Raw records
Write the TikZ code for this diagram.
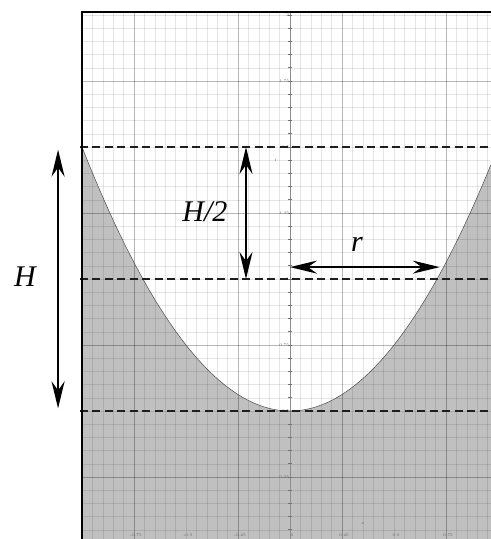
\documentclass[tikz,border=0pt]{standalone}
\usepackage{fontspec}
\newfontfamily\labelfont{Liberation Serif}
\usetikzlibrary{arrows.meta}
\definecolor{shadegray}{RGB}{192,192,192}
\definecolor{dashgray}{RGB}{30,30,30}

\begin{document}
\begin{tikzpicture}[
    x=208pt, y=264pt,
    minorgrid/.style={black, opacity=0.1, line width=0.5pt},
    majorgrid/.style={black, opacity=0.2, line width=0.6pt},
    level/.style={dashgray, line width=2.8pt, dash pattern=on 8pt off 4.5pt},
    dimarrow/.style={{Stealth[length=27pt,width=13pt,inset=9pt]}-{Stealth[length=27pt,width=13pt,inset=9pt]}, line width=2.1pt},
    biglabel/.style={font=\labelfont\fontsize{30}{32}\selectfont\itshape, inner sep=0pt},
    ticklabel/.style={font=\fontsize{4}{4}\selectfont, text=black!60, inner sep=0.6pt}
]
    \useasboundingbox (-1.3942,0.01515) rectangle (0.9663,2.0568);

    % shaded region below the curve
    \fill[shadegray] (-1,0.01515) -- plot[domain=-1:0.9663, samples=100] (\x,{0.5+\x*\x}) -- (0.9663,0.01515) -- cycle;

    % grid and axis
    \begin{scope}
        \clip (-1,0.01515) rectangle (0.9663,2.011);
        \foreach \i in {-20,...,19}
            \draw[minorgrid] ({\i*0.05},0) -- ({\i*0.05},2.011);
        \foreach \j in {1,...,40}
            \draw[minorgrid] (-1,{\j*0.05}) -- (0.9663,{\j*0.05});
        \foreach \gx in {-0.75,-0.25,0.25,0.75}
            \draw[majorgrid] (\gx,0) -- (\gx,2.011);
        \foreach \gy in {0.25,0.75,1.25,1.75}
            \draw[majorgrid] (-1,\gy) -- (0.9663,\gy);
        \draw[black!45, line width=0.8pt] (0,0) -- (0,2.011);
        \foreach \j in {1,...,40}
            \draw[black!55, line width=0.6pt] (-0.008,{\j*0.05}) -- (0.008,{\j*0.05});
    \end{scope}

    % tick labels
    \foreach \gy in {0.25,0.5,0.75,1,1.25,1.5,1.75,2}
        \node[ticklabel, anchor=east] (ty\gy) at (0,\gy) {\gy};
    \foreach \gx in {-0.75,-0.5,-0.25,0,0.25,0.5,0.75}
        \node[ticklabel] (tx\gx) at (\gx+0.01,0.03) {\gx};
    \node[ticklabel] (fname) at (-0.07,1.45) {f};
    \node[ticklabel] (xname) at (0.35,0.072) {x};

    % curve
    \draw[black!70, line width=0.5pt] plot[domain=-1:0.9663, samples=100] (\x,{0.5+\x*\x});

    % levels
    \draw[level] (-1.01,1.5) -- (0.9663,1.5);
    \draw[level] (-1.01,1) -- (0.9663,1);
    \draw[level] (-1.01,0.5) -- (0.9663,0.5);

    % frame
    \draw[black, line width=2.6pt] (-1,0.01515) -- (-1,2.011) -- (0.9663,2.011);

    % dimensions
    \coordinate (Htop) at (-1.115,1.49);
    \coordinate (Hbot) at (-1.115,0.51);
    \coordinate (halftop) at (-0.2115,1.5);
    \coordinate (halfbot) at (-0.2115,1.0);
    \coordinate (raxis) at (0,1.045);
    \coordinate (rcurve) at (0.72,1.045);
    \draw[dimarrow] (Htop) -- (Hbot);
    \draw[dimarrow] (halftop) -- (halfbot);
    \draw[dimarrow] (raxis) -- (rcurve);
    \node[biglabel] (Hlabel) at (-1.274,1.008) {H};
    \node[biglabel] (halflabel) at (-0.409,1.254) {H/2};
    \node[biglabel] (rlabel) at (0.322,1.13) {r};
\end{tikzpicture}
\end{document}
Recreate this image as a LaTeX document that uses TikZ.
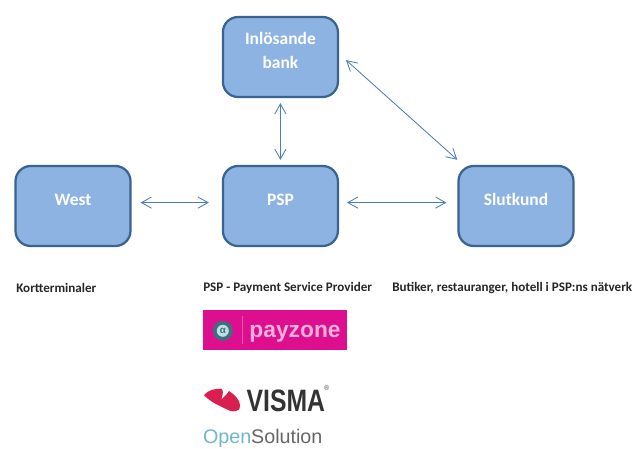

◆ **DESCRIPTION OF THE TASK**
Return, unchanged, the lines from the first line of the material through the line that holds "(-1.3942,0.01515) rectangle (0.9663,2.0568);", inclusive, omitting pictures.

◆ **RIGHT ANSWER**
Write the TikZ code for this diagram.
\documentclass[tikz,border=0pt]{standalone}
\usepackage{fontspec}
\newfontfamily\labelfont{Liberation Serif}
\usetikzlibrary{arrows.meta}
\definecolor{shadegray}{RGB}{192,192,192}
\definecolor{dashgray}{RGB}{30,30,30}

\begin{document}
\begin{tikzpicture}[
    x=208pt, y=264pt,
    minorgrid/.style={black, opacity=0.1, line width=0.5pt},
    majorgrid/.style={black, opacity=0.2, line width=0.6pt},
    level/.style={dashgray, line width=2.8pt, dash pattern=on 8pt off 4.5pt},
    dimarrow/.style={{Stealth[length=27pt,width=13pt,inset=9pt]}-{Stealth[length=27pt,width=13pt,inset=9pt]}, line width=2.1pt},
    biglabel/.style={font=\labelfont\fontsize{30}{32}\selectfont\itshape, inner sep=0pt},
    ticklabel/.style={font=\fontsize{4}{4}\selectfont, text=black!60, inner sep=0.6pt}
]
    \useasboundingbox (-1.3942,0.01515) rectangle (0.9663,2.0568);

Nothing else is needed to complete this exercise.